-- EXERCISE --
Only the lines from the start of the data through the one containing "const tempTicksY = [10, 20, 30, 40, 50, 60];" belong in your answer; return them exactly.

-- GIVEN INFORMATION --
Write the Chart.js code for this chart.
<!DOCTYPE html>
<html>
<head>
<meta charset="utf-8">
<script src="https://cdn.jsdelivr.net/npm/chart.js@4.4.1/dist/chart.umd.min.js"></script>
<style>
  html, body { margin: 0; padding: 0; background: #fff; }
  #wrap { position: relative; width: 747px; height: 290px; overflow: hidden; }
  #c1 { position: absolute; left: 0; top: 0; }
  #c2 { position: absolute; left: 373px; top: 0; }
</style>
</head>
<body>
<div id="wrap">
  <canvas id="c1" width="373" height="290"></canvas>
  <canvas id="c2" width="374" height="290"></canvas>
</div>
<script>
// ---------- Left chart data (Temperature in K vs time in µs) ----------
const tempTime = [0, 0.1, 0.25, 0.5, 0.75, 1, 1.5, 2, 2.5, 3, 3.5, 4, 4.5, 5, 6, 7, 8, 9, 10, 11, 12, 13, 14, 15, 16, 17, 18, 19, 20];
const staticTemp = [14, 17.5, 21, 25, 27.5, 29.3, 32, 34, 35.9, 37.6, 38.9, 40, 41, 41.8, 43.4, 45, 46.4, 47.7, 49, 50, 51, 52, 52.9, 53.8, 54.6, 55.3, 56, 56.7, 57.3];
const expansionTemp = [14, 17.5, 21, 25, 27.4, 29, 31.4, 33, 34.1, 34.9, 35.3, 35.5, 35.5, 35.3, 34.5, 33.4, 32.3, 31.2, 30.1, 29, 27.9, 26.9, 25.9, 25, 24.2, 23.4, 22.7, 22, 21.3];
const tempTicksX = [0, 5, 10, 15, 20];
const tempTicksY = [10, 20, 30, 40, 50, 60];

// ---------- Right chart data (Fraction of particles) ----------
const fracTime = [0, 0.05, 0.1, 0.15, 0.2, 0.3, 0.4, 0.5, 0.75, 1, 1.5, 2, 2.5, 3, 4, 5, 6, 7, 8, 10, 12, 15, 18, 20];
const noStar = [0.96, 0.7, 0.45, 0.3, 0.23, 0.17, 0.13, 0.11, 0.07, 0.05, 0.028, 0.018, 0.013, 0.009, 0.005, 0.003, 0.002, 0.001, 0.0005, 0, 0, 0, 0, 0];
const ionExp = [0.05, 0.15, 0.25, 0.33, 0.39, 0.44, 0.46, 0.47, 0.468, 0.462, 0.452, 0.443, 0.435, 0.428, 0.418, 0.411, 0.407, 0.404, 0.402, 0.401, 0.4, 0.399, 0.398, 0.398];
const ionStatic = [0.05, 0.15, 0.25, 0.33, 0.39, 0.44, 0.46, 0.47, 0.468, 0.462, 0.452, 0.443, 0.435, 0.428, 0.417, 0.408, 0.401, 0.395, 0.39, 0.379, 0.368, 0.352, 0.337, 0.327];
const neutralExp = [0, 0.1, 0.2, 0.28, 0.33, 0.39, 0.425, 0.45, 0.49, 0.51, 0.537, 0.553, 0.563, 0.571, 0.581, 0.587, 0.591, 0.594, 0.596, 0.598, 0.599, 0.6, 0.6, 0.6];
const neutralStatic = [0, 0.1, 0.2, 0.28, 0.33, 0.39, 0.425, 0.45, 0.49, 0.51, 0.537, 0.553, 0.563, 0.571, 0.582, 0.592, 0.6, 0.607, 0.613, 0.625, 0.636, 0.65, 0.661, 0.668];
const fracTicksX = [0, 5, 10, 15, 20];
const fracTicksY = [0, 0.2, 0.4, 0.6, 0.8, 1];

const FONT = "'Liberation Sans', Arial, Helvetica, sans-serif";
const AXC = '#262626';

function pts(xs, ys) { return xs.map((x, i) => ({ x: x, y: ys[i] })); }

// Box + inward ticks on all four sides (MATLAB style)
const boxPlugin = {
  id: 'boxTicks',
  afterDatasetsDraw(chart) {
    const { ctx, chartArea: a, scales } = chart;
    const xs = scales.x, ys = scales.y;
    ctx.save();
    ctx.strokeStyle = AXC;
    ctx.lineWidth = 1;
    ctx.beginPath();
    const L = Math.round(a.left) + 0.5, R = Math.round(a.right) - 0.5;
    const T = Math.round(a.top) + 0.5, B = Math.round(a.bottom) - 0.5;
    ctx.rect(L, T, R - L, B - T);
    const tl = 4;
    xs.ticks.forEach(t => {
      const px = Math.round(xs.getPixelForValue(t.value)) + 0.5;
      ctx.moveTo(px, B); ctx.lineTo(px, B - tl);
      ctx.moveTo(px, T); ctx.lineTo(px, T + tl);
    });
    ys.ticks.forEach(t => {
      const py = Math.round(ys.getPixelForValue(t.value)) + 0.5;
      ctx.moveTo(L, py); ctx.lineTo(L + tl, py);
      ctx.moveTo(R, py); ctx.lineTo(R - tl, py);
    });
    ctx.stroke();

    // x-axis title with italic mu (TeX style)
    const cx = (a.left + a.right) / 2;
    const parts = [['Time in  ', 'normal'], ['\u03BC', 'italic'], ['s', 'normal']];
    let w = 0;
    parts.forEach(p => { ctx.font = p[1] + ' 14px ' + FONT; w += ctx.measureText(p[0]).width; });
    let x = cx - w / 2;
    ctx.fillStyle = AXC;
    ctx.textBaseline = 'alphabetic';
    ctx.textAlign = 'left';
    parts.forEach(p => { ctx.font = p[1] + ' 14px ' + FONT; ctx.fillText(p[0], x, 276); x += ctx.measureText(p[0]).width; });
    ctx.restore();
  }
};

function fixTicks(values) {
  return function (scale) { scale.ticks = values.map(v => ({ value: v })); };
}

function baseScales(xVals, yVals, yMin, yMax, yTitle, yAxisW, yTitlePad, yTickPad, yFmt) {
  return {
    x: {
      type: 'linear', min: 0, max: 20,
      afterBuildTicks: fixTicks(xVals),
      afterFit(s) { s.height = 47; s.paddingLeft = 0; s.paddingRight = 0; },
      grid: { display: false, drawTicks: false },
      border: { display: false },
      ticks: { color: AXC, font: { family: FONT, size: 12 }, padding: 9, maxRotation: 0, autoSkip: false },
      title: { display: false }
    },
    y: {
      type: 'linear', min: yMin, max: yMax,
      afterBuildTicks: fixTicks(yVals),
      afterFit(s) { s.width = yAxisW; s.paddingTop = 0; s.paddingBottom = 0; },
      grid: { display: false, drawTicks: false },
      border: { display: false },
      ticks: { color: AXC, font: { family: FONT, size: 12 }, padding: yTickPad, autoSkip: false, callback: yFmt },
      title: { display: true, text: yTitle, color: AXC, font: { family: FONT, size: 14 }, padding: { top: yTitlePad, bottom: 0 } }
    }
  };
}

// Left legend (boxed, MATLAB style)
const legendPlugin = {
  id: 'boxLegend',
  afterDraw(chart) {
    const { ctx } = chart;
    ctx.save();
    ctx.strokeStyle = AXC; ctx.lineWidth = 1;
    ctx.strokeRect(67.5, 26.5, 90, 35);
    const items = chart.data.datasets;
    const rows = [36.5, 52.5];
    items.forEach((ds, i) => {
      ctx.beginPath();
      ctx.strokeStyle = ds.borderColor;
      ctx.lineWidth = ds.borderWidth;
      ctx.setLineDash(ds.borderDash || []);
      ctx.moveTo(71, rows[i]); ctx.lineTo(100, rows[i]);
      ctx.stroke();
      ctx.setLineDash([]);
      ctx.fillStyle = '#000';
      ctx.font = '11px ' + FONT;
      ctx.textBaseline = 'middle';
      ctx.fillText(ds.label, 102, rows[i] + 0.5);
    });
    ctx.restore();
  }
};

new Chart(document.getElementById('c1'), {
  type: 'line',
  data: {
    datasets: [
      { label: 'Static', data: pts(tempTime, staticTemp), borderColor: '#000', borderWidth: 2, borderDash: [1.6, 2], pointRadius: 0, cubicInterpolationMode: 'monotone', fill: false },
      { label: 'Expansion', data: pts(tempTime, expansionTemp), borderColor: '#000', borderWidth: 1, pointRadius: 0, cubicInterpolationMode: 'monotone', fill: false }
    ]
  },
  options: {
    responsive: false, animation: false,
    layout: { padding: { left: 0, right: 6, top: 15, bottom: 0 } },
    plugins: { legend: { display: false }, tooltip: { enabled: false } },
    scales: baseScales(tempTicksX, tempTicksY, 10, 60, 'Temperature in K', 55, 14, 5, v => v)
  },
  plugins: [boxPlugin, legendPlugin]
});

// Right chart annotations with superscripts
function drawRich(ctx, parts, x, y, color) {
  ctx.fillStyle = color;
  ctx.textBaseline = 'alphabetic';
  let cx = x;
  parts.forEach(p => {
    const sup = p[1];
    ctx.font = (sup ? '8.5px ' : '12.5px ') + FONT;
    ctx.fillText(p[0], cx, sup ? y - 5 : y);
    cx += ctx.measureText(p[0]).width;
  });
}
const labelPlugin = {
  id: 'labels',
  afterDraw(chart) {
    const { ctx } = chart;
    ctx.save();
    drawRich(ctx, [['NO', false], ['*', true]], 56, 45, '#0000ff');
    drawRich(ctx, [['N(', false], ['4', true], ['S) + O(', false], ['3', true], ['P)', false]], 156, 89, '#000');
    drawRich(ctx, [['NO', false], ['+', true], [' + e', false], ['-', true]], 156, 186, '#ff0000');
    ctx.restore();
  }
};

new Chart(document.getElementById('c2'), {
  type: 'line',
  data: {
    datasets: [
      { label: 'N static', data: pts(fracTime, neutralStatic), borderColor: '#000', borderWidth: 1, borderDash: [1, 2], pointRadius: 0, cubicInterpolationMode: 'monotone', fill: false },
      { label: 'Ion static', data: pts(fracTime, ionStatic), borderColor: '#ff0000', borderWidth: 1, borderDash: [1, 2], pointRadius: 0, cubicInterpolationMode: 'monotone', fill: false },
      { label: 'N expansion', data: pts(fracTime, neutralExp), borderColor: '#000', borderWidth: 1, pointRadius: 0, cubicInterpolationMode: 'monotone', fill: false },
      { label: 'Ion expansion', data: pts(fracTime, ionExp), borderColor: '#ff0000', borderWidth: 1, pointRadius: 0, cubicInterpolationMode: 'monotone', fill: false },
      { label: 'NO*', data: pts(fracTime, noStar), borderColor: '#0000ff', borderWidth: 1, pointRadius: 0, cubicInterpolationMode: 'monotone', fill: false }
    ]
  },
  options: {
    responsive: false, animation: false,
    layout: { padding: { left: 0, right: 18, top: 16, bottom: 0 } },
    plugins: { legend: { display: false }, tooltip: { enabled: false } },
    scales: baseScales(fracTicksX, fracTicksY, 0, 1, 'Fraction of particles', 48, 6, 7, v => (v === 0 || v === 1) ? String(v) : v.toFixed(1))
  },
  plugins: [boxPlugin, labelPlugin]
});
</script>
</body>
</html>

-- FINISHED ANSWER --
Write the Chart.js code for this chart.
<!DOCTYPE html>
<html>
<head>
<meta charset="utf-8">
<script src="https://cdn.jsdelivr.net/npm/chart.js@4.4.1/dist/chart.umd.min.js"></script>
<style>
  html, body { margin: 0; padding: 0; background: #fff; }
  #wrap { position: relative; width: 747px; height: 290px; overflow: hidden; }
  #c1 { position: absolute; left: 0; top: 0; }
  #c2 { position: absolute; left: 373px; top: 0; }
</style>
</head>
<body>
<div id="wrap">
  <canvas id="c1" width="373" height="290"></canvas>
  <canvas id="c2" width="374" height="290"></canvas>
</div>
<script>
// ---------- Left chart data (Temperature in K vs time in µs) ----------
const tempTime = [0, 0.1, 0.25, 0.5, 0.75, 1, 1.5, 2, 2.5, 3, 3.5, 4, 4.5, 5, 6, 7, 8, 9, 10, 11, 12, 13, 14, 15, 16, 17, 18, 19, 20];
const staticTemp = [14, 17.5, 21, 25, 27.5, 29.3, 32, 34, 35.9, 37.6, 38.9, 40, 41, 41.8, 43.4, 45, 46.4, 47.7, 49, 50, 51, 52, 52.9, 53.8, 54.6, 55.3, 56, 56.7, 57.3];
const expansionTemp = [14, 17.5, 21, 25, 27.4, 29, 31.4, 33, 34.1, 34.9, 35.3, 35.5, 35.5, 35.3, 34.5, 33.4, 32.3, 31.2, 30.1, 29, 27.9, 26.9, 25.9, 25, 24.2, 23.4, 22.7, 22, 21.3];
const tempTicksX = [0, 5, 10, 15, 20];
const tempTicksY = [10, 20, 30, 40, 50, 60];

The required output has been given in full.